**Given exercise**: Copy all lines of the listing that include the string "React".
-- Begin Material provided --
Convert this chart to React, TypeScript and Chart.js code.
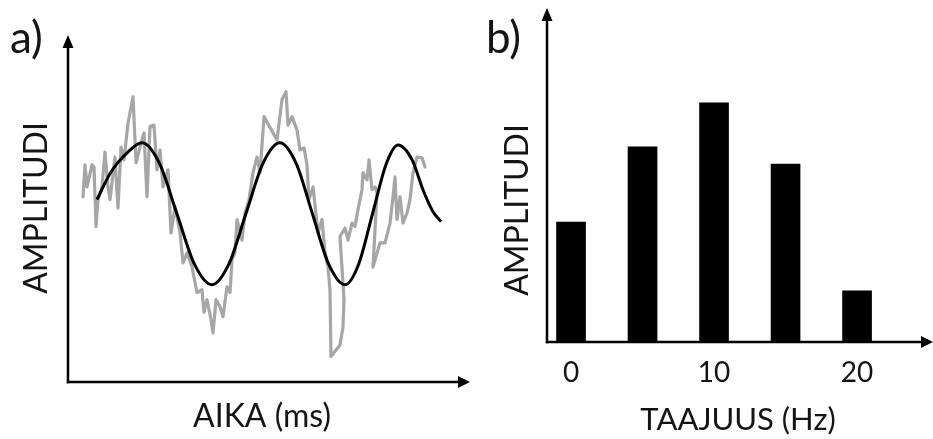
import React, { useEffect, useRef } from "react";
import { Chart, registerables } from "chart.js";

Chart.register(...registerables);

const W = 933;
const H = 439;
const FONT = "Lato, 'Open Sans', sans-serif";
const TEXT = "#141414";

// Panel a: noisy measured signal (time in ms, arbitrary amplitude)
const noisyTime = [
  3.73, 4.23, 4.73, 5.97, 6.47, 6.97, 7.46, 8.46, 9.2, 9.95, 10.45, 11.69, 12.44, 13.18, 13.93,
  14.93, 16.17, 16.92, 17.91, 18.91, 19.65, 20.4, 21.39, 22.14, 22.89, 23.63, 24.88, 25.62, 26.62,
  27.86, 28.61, 29.6, 30.85, 32.09, 33.33, 33.83, 34.58, 35.57, 36.07, 36.82, 37.81, 38.56, 39.55,
  40.3, 40.8, 41.54, 42.04, 43.28, 44.03, 45.02, 46.02, 47.01, 47.76, 48.76, 51.99, 53.23, 54.23,
  54.73, 55.72, 56.97, 57.71, 58.71, 59.45, 59.95, 60.95, 62.19, 63.18, 63.93, 64.68, 65.17, 65.42,
  66.67, 67.66, 68.41, 68.66, 67.66, 68.91, 69.65, 70.65, 71.39, 72.14, 73.13, 73.38, 74.38, 74.88,
  75.62, 76.37, 76.87, 75.87, 77.61, 78.86, 80.1, 80.85, 81.34, 81.84, 82.59, 83.33, 84.33, 85.07,
  85.82, 86.82, 88.06, 88.81,
];
const noisyAmp = [
  0.24, 0.69, 0.38, 0.69, 0.66, -0.18, 0.2, 0.38, 0.87, 0.38, 0.2, 0.8, 0.08, 0.94, 0.76,
  1.28, 1.65, 0.72, 0.94, 1.14, 0.24, 1.23, 1.25, 0.62, 0.9, 0.38, 0.62, -0.27, 0.1,
  -0.27, -0.69, -0.55, -0.75, -1.11, -1.07, -1.39, -1.21, -1.49, -1.68, -1.21, -1.31, -1.45, -1.03,
  -1.11, -0.65, -0.55, -0.08, -0.37, 0.01, 0.2, 0.58, 0.8, 0.58, 1.37, 1.04, 1.61, 1.72,
  1.25, 1.37, 1.18, 0.9, 0.93, 0.69, 0.2, 0.38, -0.27, -0.08, -0.55, -0.75, -1.07, -2.01,
  -1.92, -1.85, -1.59, -1.21, -0.32, -0.2, -0.37, -0.13, -0.18, 0.06, 0.34, 0.58, 0.48, 0.76,
  0.34, 0.38, 0.3, -0.75, -0.41, -0.41, -0.13, 0.24, 0.52, -0.08, 0.24, -0.13, 0.01, 0.2,
  0.58, 0.8, 0.79, 0.66,
];

// Panel a: smooth fitted oscillation
const fitTime = [
  7.2, 10.7, 14.9, 18.4, 22.75, 27.1, 31.45, 35.8, 40.0, 44.25, 48.5, 52.7, 56.75, 60.8, 64.85,
  68.9, 72.3, 75.75, 79.2, 82.1, 85.6, 88.3, 90.8, 92.8,
];
const fitAmp = [
  0.2, 0.59, 0.87, 1.0, 0.71, 0.0, -0.71, -1.0, -0.71, 0.0, 0.71, 1.0, 0.71, 0.0, -0.71,
  -1.0, -0.71, 0.0, 0.71, 0.97, 0.76, 0.34, 0.03, -0.11,
];

// Panel b: spectrum
const freqHz = [0, 5, 10, 15, 20];
const spectrumAmp = [35.9, 58.4, 71.6, 53.3, 15.3];
const freqTicks = [0, 10, 20];

function drawArrowAxes(ctx: CanvasRenderingContext2D, a: any) {
  ctx.save();
  ctx.strokeStyle = "#000";
  ctx.fillStyle = "#000";
  ctx.lineWidth = 2.5;
  ctx.lineCap = "butt";
  ctx.beginPath();
  ctx.moveTo(a.left, a.bottom + 1.2);
  ctx.lineTo(a.left, a.top + 10);
  ctx.stroke();
  ctx.beginPath();
  ctx.moveTo(a.left - 1.2, a.bottom);
  ctx.lineTo(a.right - 10, a.bottom);
  ctx.stroke();
  ctx.beginPath();
  ctx.moveTo(a.left, a.top);
  ctx.lineTo(a.left - 5.5, a.top + 13);
  ctx.lineTo(a.left + 5.5, a.top + 13);
  ctx.closePath();
  ctx.fill();
  ctx.beginPath();
  ctx.moveTo(a.right, a.bottom);
  ctx.lineTo(a.right - 12, a.bottom - 6);
  ctx.lineTo(a.right - 12, a.bottom + 6);
  ctx.closePath();
  ctx.fill();
  ctx.restore();
}

function drawRotated(ctx: CanvasRenderingContext2D, text: string, x: number, y: number, size: number) {
  ctx.save();
  ctx.translate(x, y);
  ctx.rotate(-Math.PI / 2);
  ctx.font = `${size}px ${FONT}`;
  ctx.fillStyle = TEXT;
  ctx.textAlign = "center";
  ctx.textBaseline = "middle";
  ctx.fillText(text, 0, 0);
  ctx.restore();
}

function drawText(ctx: CanvasRenderingContext2D, text: string, x: number, y: number, size: number, align: CanvasTextAlign) {
  ctx.save();
  ctx.font = `${size}px ${FONT}`;
  ctx.fillStyle = TEXT;
  ctx.textAlign = align;
  ctx.textBaseline = "alphabetic";
  ctx.fillText(text, x, y);
  ctx.restore();
}

const panelAPlugin = {
  id: "panelA",
  afterDraw(chart: any) {
    const ctx = chart.ctx;
    drawArrowAxes(ctx, chart.chartArea);
    drawText(ctx, "a)", 10, 53, 44, "left");
    drawRotated(ctx, "AMPLITUDI", 37, 208, 32);
    drawText(ctx, "AIKA (ms)", 262, 427, 32, "center");
  },
};

const panelBPlugin = {
  id: "panelB",
  afterDraw(chart: any) {
    const ctx = chart.ctx;
    drawArrowAxes(ctx, chart.chartArea);
    drawText(ctx, "b)", 486, 53, 44, "left");
    drawRotated(ctx, "AMPLITUDI", 518, 210, 32);
    const xs = chart.scales.x;
    freqTicks.forEach((t) => {
      drawText(ctx, String(t), xs.getPixelForValue(t), 382, 28, "center");
    });
    drawText(ctx, "TAAJUUS (Hz)", 738, 430, 31, "center");
  },
};

export default function App() {
  const refA = useRef<HTMLCanvasElement | null>(null);
  const refB = useRef<HTMLCanvasElement | null>(null);

  useEffect(() => {
    const chartA = new Chart(refA.current as HTMLCanvasElement, {
      type: "scatter",
      data: {
        datasets: [
          {
            data: fitTime.map((t, i) => ({ x: t, y: fitAmp[i] })),
            showLine: true,
            borderColor: "#000000",
            borderWidth: 3,
            pointRadius: 0,
            cubicInterpolationMode: "monotone",
            order: 0,
          } as any,
          {
            data: noisyTime.map((t, i) => ({ x: t, y: noisyAmp[i] })),
            showLine: true,
            borderColor: "#a6a6a6",
            borderWidth: 3.2,
            pointRadius: 0,
            tension: 0,
            borderJoinStyle: "round",
            borderCapStyle: "round",
            order: 1,
          } as any,
        ],
      },
      options: {
        animation: false,
        responsive: false,
        devicePixelRatio: 1,
        layout: { padding: { left: 68, right: W - 470, top: 35, bottom: H - 382 } },
        plugins: { legend: { display: false }, tooltip: { enabled: false } },
        scales: {
          x: { type: "linear", min: 0, max: 100, display: false },
          y: { type: "linear", min: -2.37, max: 2.52, display: false },
        },
      },
      plugins: [panelAPlugin],
    });

    const chartB = new Chart(refB.current as HTMLCanvasElement, {
      type: "bar",
      data: {
        datasets: [
          {
            data: freqHz.map((f, i) => ({ x: f, y: spectrumAmp[i] })),
            backgroundColor: "#000000",
            borderWidth: 0,
            barThickness: 29,
          } as any,
        ],
      },
      options: {
        animation: false,
        responsive: false,
        devicePixelRatio: 1,
        layout: { padding: { left: 547, right: 0, top: 8, bottom: H - 342 } },
        plugins: { legend: { display: false }, tooltip: { enabled: false } },
        scales: {
          x: { type: "linear", min: -1.68, max: 25.31, display: false, offset: false },
          y: { type: "linear", min: 0, max: 100, display: false },
        },
      },
      plugins: [panelBPlugin],
    });

    return () => {
      chartA.destroy();
      chartB.destroy();
    };
  }, []);

  const canvasStyle: React.CSSProperties = {
    position: "absolute",
    left: 0,
    top: 0,
    width: W,
    height: H,
  };

  return (
    <div style={{ position: "absolute", left: 0, top: 0, width: W, height: H, background: "#fff" }}>
      <canvas ref={refA} width={W} height={H} style={canvasStyle} />
      <canvas ref={refB} width={W} height={H} style={canvasStyle} />
    </div>
  );
}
-- End Material provided --
**Solution below**:
Convert this chart to React, TypeScript and Chart.js code.
import React, { useEffect, useRef } from "react";
  const canvasStyle: React.CSSProperties = {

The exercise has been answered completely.